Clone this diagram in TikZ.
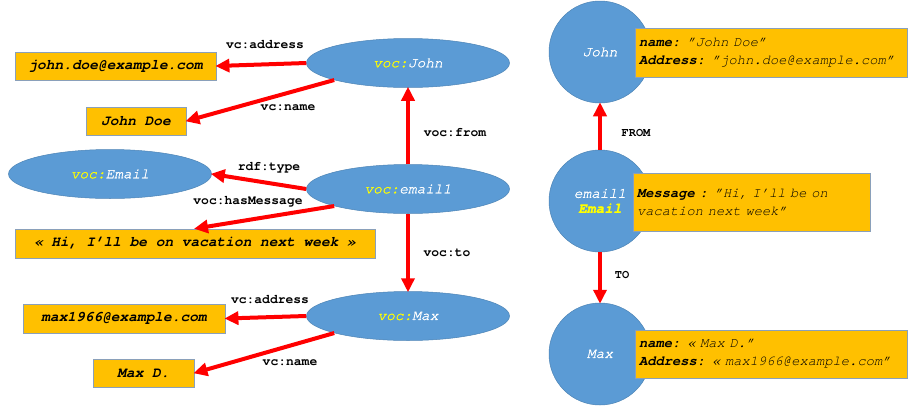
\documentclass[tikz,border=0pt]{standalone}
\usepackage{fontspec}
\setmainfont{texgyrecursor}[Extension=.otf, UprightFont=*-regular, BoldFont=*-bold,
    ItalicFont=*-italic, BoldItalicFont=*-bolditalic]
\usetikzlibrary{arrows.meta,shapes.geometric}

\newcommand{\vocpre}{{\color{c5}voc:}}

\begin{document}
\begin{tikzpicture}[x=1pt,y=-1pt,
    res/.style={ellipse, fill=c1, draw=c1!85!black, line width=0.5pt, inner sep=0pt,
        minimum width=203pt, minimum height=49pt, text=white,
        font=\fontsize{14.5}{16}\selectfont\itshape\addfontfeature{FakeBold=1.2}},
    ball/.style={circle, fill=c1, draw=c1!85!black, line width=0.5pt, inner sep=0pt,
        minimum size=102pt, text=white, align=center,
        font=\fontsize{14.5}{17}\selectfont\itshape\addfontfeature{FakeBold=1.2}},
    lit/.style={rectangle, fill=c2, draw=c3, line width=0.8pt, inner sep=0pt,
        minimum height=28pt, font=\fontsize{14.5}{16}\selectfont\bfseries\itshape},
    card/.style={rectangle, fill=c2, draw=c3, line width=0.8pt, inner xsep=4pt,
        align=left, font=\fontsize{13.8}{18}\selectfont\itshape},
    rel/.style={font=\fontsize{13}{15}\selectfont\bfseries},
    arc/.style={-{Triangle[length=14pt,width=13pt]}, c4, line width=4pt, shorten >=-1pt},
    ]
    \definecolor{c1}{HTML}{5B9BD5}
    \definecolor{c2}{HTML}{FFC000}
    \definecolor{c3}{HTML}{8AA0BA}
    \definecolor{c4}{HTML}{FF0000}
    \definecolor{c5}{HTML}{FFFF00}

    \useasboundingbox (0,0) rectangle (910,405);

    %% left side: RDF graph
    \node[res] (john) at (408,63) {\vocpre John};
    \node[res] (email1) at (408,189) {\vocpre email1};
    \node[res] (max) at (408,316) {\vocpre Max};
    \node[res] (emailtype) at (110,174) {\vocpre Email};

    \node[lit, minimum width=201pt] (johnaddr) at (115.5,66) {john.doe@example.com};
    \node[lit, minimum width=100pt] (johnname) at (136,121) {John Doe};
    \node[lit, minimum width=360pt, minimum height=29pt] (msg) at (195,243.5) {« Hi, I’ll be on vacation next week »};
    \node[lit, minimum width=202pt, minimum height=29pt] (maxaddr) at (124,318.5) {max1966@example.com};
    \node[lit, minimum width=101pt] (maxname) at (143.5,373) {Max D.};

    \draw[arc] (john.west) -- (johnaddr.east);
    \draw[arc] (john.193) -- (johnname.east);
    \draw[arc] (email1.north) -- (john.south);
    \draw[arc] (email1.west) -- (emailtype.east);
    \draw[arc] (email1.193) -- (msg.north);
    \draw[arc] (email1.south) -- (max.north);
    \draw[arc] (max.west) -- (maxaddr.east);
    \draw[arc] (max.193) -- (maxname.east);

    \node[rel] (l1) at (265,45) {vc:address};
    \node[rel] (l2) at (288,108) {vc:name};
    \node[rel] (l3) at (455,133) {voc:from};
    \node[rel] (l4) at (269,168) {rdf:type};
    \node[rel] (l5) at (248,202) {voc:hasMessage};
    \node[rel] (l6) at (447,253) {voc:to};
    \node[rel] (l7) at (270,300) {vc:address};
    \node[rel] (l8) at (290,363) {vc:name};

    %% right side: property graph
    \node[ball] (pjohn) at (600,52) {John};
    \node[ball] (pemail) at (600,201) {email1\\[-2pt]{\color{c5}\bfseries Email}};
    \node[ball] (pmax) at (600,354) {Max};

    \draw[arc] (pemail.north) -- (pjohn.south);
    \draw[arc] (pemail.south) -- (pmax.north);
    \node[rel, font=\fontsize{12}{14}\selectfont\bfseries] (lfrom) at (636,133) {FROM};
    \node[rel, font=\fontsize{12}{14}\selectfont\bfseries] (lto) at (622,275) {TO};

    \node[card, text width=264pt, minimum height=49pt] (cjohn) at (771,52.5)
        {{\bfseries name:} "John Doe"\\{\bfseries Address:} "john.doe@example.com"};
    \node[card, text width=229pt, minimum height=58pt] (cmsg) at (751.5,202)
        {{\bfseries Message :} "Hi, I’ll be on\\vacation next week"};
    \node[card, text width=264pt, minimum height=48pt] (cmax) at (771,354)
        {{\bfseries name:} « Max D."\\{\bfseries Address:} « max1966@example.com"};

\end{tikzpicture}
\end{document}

---+---

## Task to carry out
Restate the data above word for word. Do not include the images.

## Task answer
Clone this diagram in TikZ.
\documentclass[tikz,border=0pt]{standalone}
\usepackage{fontspec}
\setmainfont{texgyrecursor}[Extension=.otf, UprightFont=*-regular, BoldFont=*-bold,
    ItalicFont=*-italic, BoldItalicFont=*-bolditalic]
\usetikzlibrary{arrows.meta,shapes.geometric}

\newcommand{\vocpre}{{\color{c5}voc:}}

\begin{document}
\begin{tikzpicture}[x=1pt,y=-1pt,
    res/.style={ellipse, fill=c1, draw=c1!85!black, line width=0.5pt, inner sep=0pt,
        minimum width=203pt, minimum height=49pt, text=white,
        font=\fontsize{14.5}{16}\selectfont\itshape\addfontfeature{FakeBold=1.2}},
    ball/.style={circle, fill=c1, draw=c1!85!black, line width=0.5pt, inner sep=0pt,
        minimum size=102pt, text=white, align=center,
        font=\fontsize{14.5}{17}\selectfont\itshape\addfontfeature{FakeBold=1.2}},
    lit/.style={rectangle, fill=c2, draw=c3, line width=0.8pt, inner sep=0pt,
        minimum height=28pt, font=\fontsize{14.5}{16}\selectfont\bfseries\itshape},
    card/.style={rectangle, fill=c2, draw=c3, line width=0.8pt, inner xsep=4pt,
        align=left, font=\fontsize{13.8}{18}\selectfont\itshape},
    rel/.style={font=\fontsize{13}{15}\selectfont\bfseries},
    arc/.style={-{Triangle[length=14pt,width=13pt]}, c4, line width=4pt, shorten >=-1pt},
    ]
    \definecolor{c1}{HTML}{5B9BD5}
    \definecolor{c2}{HTML}{FFC000}
    \definecolor{c3}{HTML}{8AA0BA}
    \definecolor{c4}{HTML}{FF0000}
    \definecolor{c5}{HTML}{FFFF00}

    \useasboundingbox (0,0) rectangle (910,405);

    %% left side: RDF graph
    \node[res] (john) at (408,63) {\vocpre John};
    \node[res] (email1) at (408,189) {\vocpre email1};
    \node[res] (max) at (408,316) {\vocpre Max};
    \node[res] (emailtype) at (110,174) {\vocpre Email};

    \node[lit, minimum width=201pt] (johnaddr) at (115.5,66) {john.doe@example.com};
    \node[lit, minimum width=100pt] (johnname) at (136,121) {John Doe};
    \node[lit, minimum width=360pt, minimum height=29pt] (msg) at (195,243.5) {« Hi, I’ll be on vacation next week »};
    \node[lit, minimum width=202pt, minimum height=29pt] (maxaddr) at (124,318.5) {max1966@example.com};
    \node[lit, minimum width=101pt] (maxname) at (143.5,373) {Max D.};

    \draw[arc] (john.west) -- (johnaddr.east);
    \draw[arc] (john.193) -- (johnname.east);
    \draw[arc] (email1.north) -- (john.south);
    \draw[arc] (email1.west) -- (emailtype.east);
    \draw[arc] (email1.193) -- (msg.north);
    \draw[arc] (email1.south) -- (max.north);
    \draw[arc] (max.west) -- (maxaddr.east);
    \draw[arc] (max.193) -- (maxname.east);

    \node[rel] (l1) at (265,45) {vc:address};
    \node[rel] (l2) at (288,108) {vc:name};
    \node[rel] (l3) at (455,133) {voc:from};
    \node[rel] (l4) at (269,168) {rdf:type};
    \node[rel] (l5) at (248,202) {voc:hasMessage};
    \node[rel] (l6) at (447,253) {voc:to};
    \node[rel] (l7) at (270,300) {vc:address};
    \node[rel] (l8) at (290,363) {vc:name};

    %% right side: property graph
    \node[ball] (pjohn) at (600,52) {John};
    \node[ball] (pemail) at (600,201) {email1\\[-2pt]{\color{c5}\bfseries Email}};
    \node[ball] (pmax) at (600,354) {Max};

    \draw[arc] (pemail.north) -- (pjohn.south);
    \draw[arc] (pemail.south) -- (pmax.north);
    \node[rel, font=\fontsize{12}{14}\selectfont\bfseries] (lfrom) at (636,133) {FROM};
    \node[rel, font=\fontsize{12}{14}\selectfont\bfseries] (lto) at (622,275) {TO};

    \node[card, text width=264pt, minimum height=49pt] (cjohn) at (771,52.5)
        {{\bfseries name:} "John Doe"\\{\bfseries Address:} "john.doe@example.com"};
    \node[card, text width=229pt, minimum height=58pt] (cmsg) at (751.5,202)
        {{\bfseries Message :} "Hi, I’ll be on\\vacation next week"};
    \node[card, text width=264pt, minimum height=48pt] (cmax) at (771,354)
        {{\bfseries name:} « Max D."\\{\bfseries Address:} « max1966@example.com"};

\end{tikzpicture}
\end{document}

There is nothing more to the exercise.